Ignoring social media as an opportunity to not only create an online presence but curate it and engage with your target audience is a big mistake, whether right now or ten years in the future. For many brands, your online presence is your ONLY presence these days, and as we continue on the virtual track, that’s likely to be the case for some time.

Even before you’re ready to sell a product, establishing a rapport with your customer base is crucial. In today’s market, consumers want to know what kind of culture and initiatives they’re supporting in buying your product. They want to know about your company culture, ideals, and what kind of responsibility you’re taking on in leaving your mark on the world. Consider the way each social media platform allows your brand the opportunity to not only target the consumer base that you want but to present yourself in the light you want to be seen in.

Social media platforms also allow your brand to network in a professional way. Developing your professional network is as crucial to a brand as engaging your target audience.

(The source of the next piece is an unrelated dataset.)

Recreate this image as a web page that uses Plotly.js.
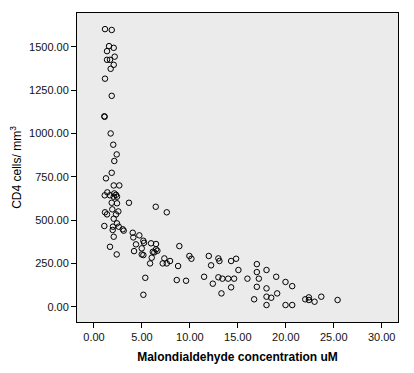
<!DOCTYPE html>
<html>
<head>
<meta charset="utf-8">
<script src="https://cdn.plot.ly/plotly-3.0.1.min.js"></script>
<style>html,body{margin:0;padding:0;background:#fff;}#chart{width:414px;height:373px;}</style>
</head>
<body>
<div id="chart"></div>
<script>
// Malondialdehyde concentration (uM)
const mda = [
  1.15, 1.85, 1.57, 2.06, 1.36, 2.16, 1.36, 1.67, 2.06, 1.74,
  1.15, 1.85, 1.08, 1.11, 1.74, 2.01, 2.37, 2.12, 1.85, 1.25,
  2.06, 2.64, 1.39, 1.12, 1.67, 2.12, 2.30, 2.06, 2.40, 1.85,
  2.40, 3.65, 6.44, 1.91, 1.15, 1.36, 2.54, 2.30, 2.06, 1.08,
  2.40, 1.98, 2.58, 1.95, 3.00, 3.10, 4.04, 4.73, 2.06, 4.10,
  7.59, 1.67, 2.37, 4.38, 4.18, 5.15, 5.22, 4.98, 4.98, 5.15,
  5.95, 6.47, 6.13, 6.47, 6.61, 6.02, 5.85, 5.35, 5.15, 7.34,
  7.17, 7.59, 7.93, 8.90, 8.63, 9.60, 8.77, 9.95, 10.16, 11.48,
  11.97, 12.21, 12.39, 12.97, 13.08, 12.97, 13.39, 13.29, 13.99, 14.30,
  14.82, 14.61, 14.30, 15.06, 16.00, 16.98, 16.98, 17.19, 17.99, 16.98,
  17.99, 16.70, 17.99, 18.48, 17.99, 19.00, 19.97, 20.67, 19.10, 19.97,
  20.67, 22.03, 22.41, 22.41, 23.00, 23.70, 25.40, 6.29
];
// CD4 cells / mm3
const cd4 = [
  1602, 1597, 1504, 1494, 1475, 1443, 1425, 1425, 1396, 1373,
  1316, 1217, 1099, 1096, 1000, 935, 879, 841, 773, 741,
  700, 700, 660, 643, 643, 654, 646, 635, 635, 600,
  597, 600, 577, 562, 545, 533, 550, 533, 508, 466,
  481, 462, 462, 443, 447, 439, 427, 412, 404, 400,
  545, 346, 302, 360, 321, 381, 369, 337, 302, 298,
  366, 362, 317, 331, 323, 283, 250, 167, 69, 279,
  250, 250, 264, 350, 154, 150, 235, 293, 277, 173,
  293, 239, 133, 279, 264, 170, 162, 77, 162, 264,
  277, 162, 112, 212, 162, 246, 200, 162, 212, 115,
  106, 43, 58, 52, 10, 173, 143, 119, 77, 10,
  10, 43, 54, 39, 29, 58, 39, 314
];
const xTicks = [0, 5, 10, 15, 20, 25, 30];
const yTicks = [0, 250, 500, 750, 1000, 1250, 1500];
const xLabels = ["0.00", "5.00", "10.00", "15.00", "20.00", "25.00", "30.00"];
const yLabels = ["0.00", "250.00", "500.00", "750.00", "1000.00", "1250.00", "1500.00"];

const trace = {
  x: mda, y: cd4, type: 'scatter', mode: 'markers',
  marker: {symbol: 'circle-open', size: 5.5, color: '#000', line: {width: 1, color: '#000'}},
  hoverinfo: 'none'
};
const fam = 'Liberation Sans, Arial, sans-serif';
const layout = {
  width: 414, height: 373,
  margin: {l: 77, r: 16, t: 13, b: 51, pad: 0},
  paper_bgcolor: '#fff', plot_bgcolor: '#ebebeb',
  showlegend: false,
  font: {family: fam, size: 11, color: '#000'},
  xaxis: {
    range: [-1.77, 31.7], tickvals: xTicks, ticktext: xLabels,
    ticks: 'outside', ticklen: 5, tickwidth: 1, tickcolor: '#000',
    showline: true, linecolor: '#000', linewidth: 1, mirror: true,
    showgrid: false, zeroline: false,
    tickfont: {family: fam, size: 11, color: '#111'},
    title: {text: '<b>Malondialdehyde concentration uM</b>', standoff: 10,
      font: {family: fam, size: 12, color: '#000'}}
  },
  yaxis: {
    range: [-88, 1695], tickvals: yTicks, ticktext: yLabels,
    ticks: 'outside', ticklen: 5, tickwidth: 1, tickcolor: '#000',
    showline: true, linecolor: '#000', linewidth: 1, mirror: true,
    showgrid: false, zeroline: false,
    tickfont: {family: fam, size: 11, color: '#111'},
    title: {text: 'CD4 cells/ mm<sup>3</sup>', standoff: 4,
      font: {family: fam, size: 12, color: '#000'}}
  }
};
Plotly.newPlot('chart', [trace], layout, {displayModeBar: false, staticPlot: true});
</script>
</body>
</html>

Maintaining relevancy with related businesses and past accounts, as well as promoting your work culture and setting the stage for future talent acquisition can both be done by establishing and maintaining a social media presence for your brand.

Be Consistent, Professional, and Use This Time To Fine Tune

Now is not the time to take a back seat when it comes to building your brand. In fact, it’s a great opportunity to spend time fine-tuning your brand, brand language, mission/vision statements, website, and social media profiles. It’s important to not only offer a consistent product or service throughout these trying times but to make sure your customer service remains consistently strong as well. Equally important is defining your customer journey,  sales pipeline, and making sure all your customer touchpoints are consistent and intent-driven. 

In interacting with your network, your clients, and other vendors, be sure to maintain a tone of professionalism and confidence, without divulging too much about your personal or political opinions surrounding the current health crisis. Create an image of strength and commitment to good service and a good product, that you can carry through beyond these difficult times and far into the future.